Vom Kleinen ins Große
Neben den beiden Theatertexten standen also fünf Performance-Projekte - in "Champs d'Appel" von Francois Lanel driften die Akteure (mit deutscher Live-Übersetzerin) vom Stöckchen auf's Hölzchen; also umgekehrt als sonst vom Kleinen ins Große.
An der Schultafel entwerfen sie eine Art Mengenlehre der Dinge, verschwinden dann hinter ihr in vermeintlich unterirdischen Höhlen, bauen einen beunruhigend-monströsen Riesen aus Holzgestänge auf die Bühne und kämpfen mit ihm wie Don Quixote, bevor einer in eine alte Taucherglocke gestopft wird und ins All (oder in tiefste Tiefen) geschickt wird. Mehr Phantasie war nicht zu haben in vier Tagen "Fast Forward".
"Wir freuen uns, dass Sie zu unserem Vortrag gekommen sind. Im Vortrag berichten wir von einer Reise in die Lausitz."
In der Lausitz imaginieren diese vier Akteure von der Uni Hildesheim "Steppengesänge" - dazu spielen sie exzessiv mit echten und falschen Bildern vom Braunkohleabbau, Wölfen und verlassenen Dörfern; alles ist Vision und Illusion: bis wir, das Publikum, die Bühne bevölkern und sich das Ensemble in Steppenwesen verwandelt hat. Nett, aber irgendwie auch ziemlich harmlos - das gilt auch für die multinationale Produktion "Forecasting".
"I will close the Lib and und flip the MacBook over, like this ..."
Hier spielt die Darstellerin mit dem Computer - und unablässig mit dem Kamera-Effekt, der es ermöglicht, echte Menschen (oder Teile von ihm) im Computer-Bildschirm mitspielen zu lassen.
Ein nicht ganz ungefährliches Spiel
Die Holländerin Emke Idema entwarf derweil mit "Rule" ein nicht ganz ungefährliches Spiel - in dem sie das Publikum unentwegt zu digitalen Entscheidungen zwingt; plus oder minus, Zwischentöne sind verboten.
"What do you think is more important - being idealistic or being practical?"
Wer also "idealistisch" gestimmt ist, muss auf die eine, wer eher "praktisch" denkt, auf eine andere Spiel-Insel; mit Disqualifizierungen und immer perfideren Regeln und Fragen entwickelt sich eine stark nach Totalitarismus miefende Versuchsanordnung. Dass es im Grunde um eine Art "Toleranz-Test" geht, ist bald vergessen.
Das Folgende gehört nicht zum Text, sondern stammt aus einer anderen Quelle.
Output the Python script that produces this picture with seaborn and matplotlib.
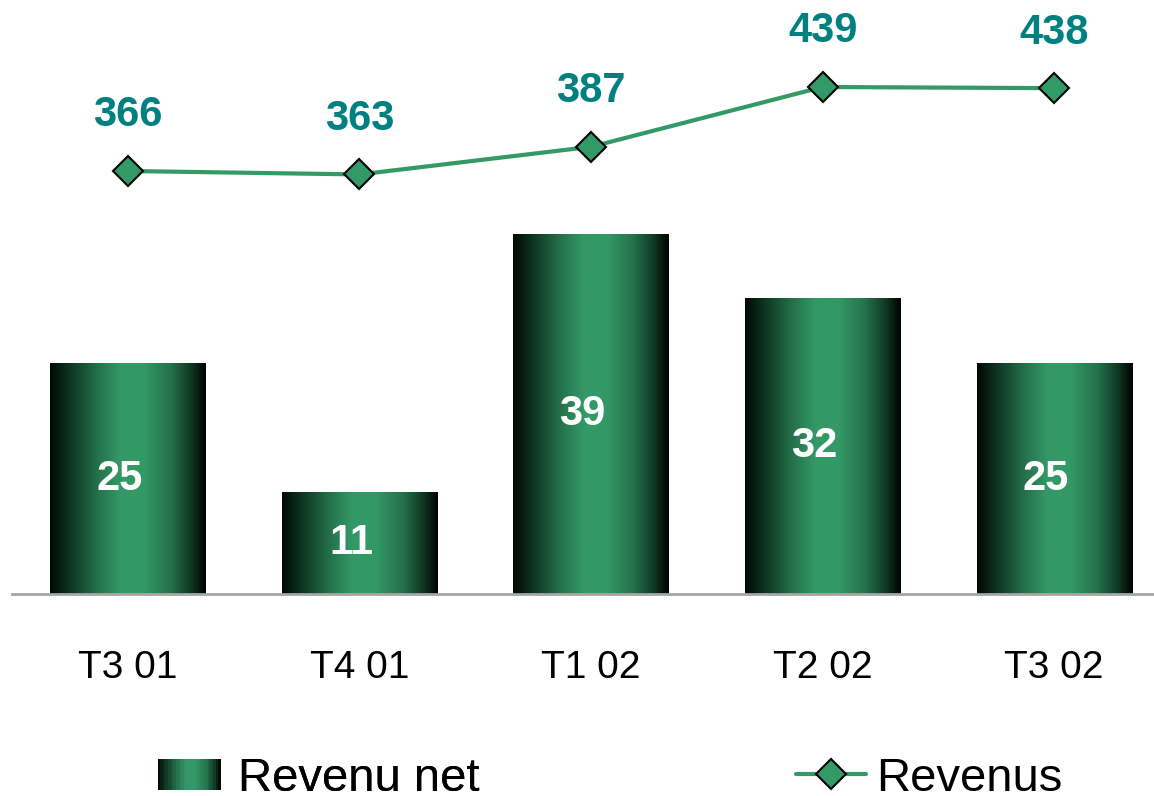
import numpy as np
import pandas as pd
import seaborn as sns
import matplotlib.pyplot as plt
from matplotlib.colors import LinearSegmentedColormap
from matplotlib.legend_handler import HandlerBase
from matplotlib.patches import Rectangle
from matplotlib.lines import Line2D

# data
periodes = ["T3 01", "T4 01", "T1 02", "T2 02", "T3 02"]
revenu_net = [25, 11, 39, 32, 25]
revenus = [366, 363, 387, 439, 438]

df = pd.DataFrame({"periode": periodes, "revenu_net": revenu_net, "revenus": revenus})

sns.set_theme(style="white")
plt.rcParams["font.family"] = ["Liberation Sans", "DejaVu Sans"]

vert = "#339966"
teal = "#008080"
grad = LinearSegmentedColormap.from_list("barre", [
    (0.0, "#000805"), (0.12, "#0d3320"), (0.3, "#24704a"),
    (0.45, "#339966"), (0.6, "#339966"), (0.78, "#24704a"),
    (0.9, "#103b26"), (1.0, "#000000")])

fig = plt.figure(figsize=(11.54, 7.96), dpi=100)
ax = fig.add_axes([12 / 1154, 202 / 796, 1158 / 1154, 594 / 796])

sns.barplot(data=df, x="periode", y="revenu_net", width=0.67, color=vert, ax=ax,
            saturation=1)

# gradient fill for each bar
g = np.linspace(0, 1, 256).reshape(1, -1)
for p in ax.patches:
    x0, y0 = p.get_x(), p.get_y()
    w, h = p.get_width(), p.get_height()
    im = ax.imshow(g, cmap=grad, aspect="auto", extent=[x0, x0 + w, y0, y0 + h],
                   zorder=p.get_zorder() + 0.1, interpolation="bicubic")
    im.set_clip_path(p)
    p.set_alpha(0)
    ax.annotate(f"{int(h)}", (x0 + w / 2, y0 + h / 2), xytext=(-6, 0),
                textcoords="offset points", ha="center", va="center",
                color="white", fontsize=30, fontweight="bold", zorder=5)
ax.set_xlim(-0.5, 4.5)
ax.set_ylim(0, 64.3)

for s in ["top", "right", "left"]:
    ax.spines[s].set_visible(False)
ax.spines["bottom"].set_color("#a6a6a6")
ax.spines["bottom"].set_linewidth(2)
ax.set_yticks([])
ax.set_xlabel("")
ax.set_ylabel("")
ax.tick_params(axis="x", length=0, pad=40, labelsize=28, labelcolor="black")

ax2 = ax.twinx()
sns.lineplot(x=np.arange(len(periodes)), y=revenus, ax=ax2, color=vert, linewidth=3,
             marker="D", markersize=15, markerfacecolor=vert, markeredgecolor="black",
             markeredgewidth=1.5, zorder=6)
ax2.set_ylim(-1.6, 514.6)
ax2.set_xlim(-0.5, 4.5)
ax2.axis("off")
for i, v in enumerate(revenus):
    ax2.annotate(f"{v}", (i, v), xytext=(0, 40), textcoords="offset points",
                 ha="center", va="center", color=teal, fontsize=30, fontweight="bold")


class HandlerGradient(HandlerBase):
    def create_artists(self, legend, orig_handle, xdescent, ydescent, width, height,
                       fontsize, trans):
        n = 24
        arts = []
        for k in range(n):
            r = Rectangle((-xdescent + width * k / n, -ydescent),
                          width / n + 0.3, height, facecolor=grad((k + 0.5) / n),
                          edgecolor="none", transform=trans)
            arts.append(r)
        return arts


h_bar = Rectangle((0, 0), 1, 1, facecolor=vert)
h_line = Line2D([], [], color=vert, linewidth=3, marker="D", markersize=15,
                markerfacecolor=vert, markeredgecolor="black", markeredgewidth=1.5)

leg1 = fig.legend([h_bar], ["Revenu net"], loc="center left",
                  bbox_to_anchor=(115 / 1154, 1 - 779 / 796), frameon=False,
                  fontsize=34, handlelength=1.34, handleheight=0.62, handletextpad=0.36,
                  labelcolor="black", handler_map={Rectangle: HandlerGradient()})
leg2 = fig.legend([h_line], ["Revenus"], loc="center left",
                  bbox_to_anchor=(753 / 1154, 1 - 779 / 796), frameon=False,
                  fontsize=34, handlelength=1.5, handletextpad=0.21, labelcolor="black")
fig.add_artist(leg1)

fig.savefig("out.png", dpi=100)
... keine zwei Wochen später ist Elisabeth M. tot. Ödön von Horváth soll an den realen Fall der zwangsweise in der Psychiatrie entsorgten Kommunistin gedacht haben, als er "Glaube Liebe Hoffnung" schrieb; Florian Fischer von der Münchner Otto-Falckenberg-Schule hat den historischen Fall sehr geschickt mit dem aktuellen des zwangspsychiatrisierten Gustl Mollath gekoppelt - und dafür tatsächlich auch mal alle Mittel des Theaters genutzt. Und darum erhält dieser Florian Fischer sehr zu Recht den Preis des Festivals: eine Inszenierung am Braunschweiger Theater.
Die vierte Ausgabe von "Fast Forward" hinterlässt gemischte Gefühle - vor allem der allgegenwärtigen Projekt-Arbeiten wegen. Denn wie intelligent Regisseurinnen und Regisseure auch immer das Theater "von außen" verändern wollen, sie müssen doch für längere Zeit noch leben in und mit und vom Theater, wie es ist. Diese Arbeitsperspektive ist unter diesen jungen Talenten eher wenig präsent - und die Zukunft darum für jeden einzelnen unsicherer denn je.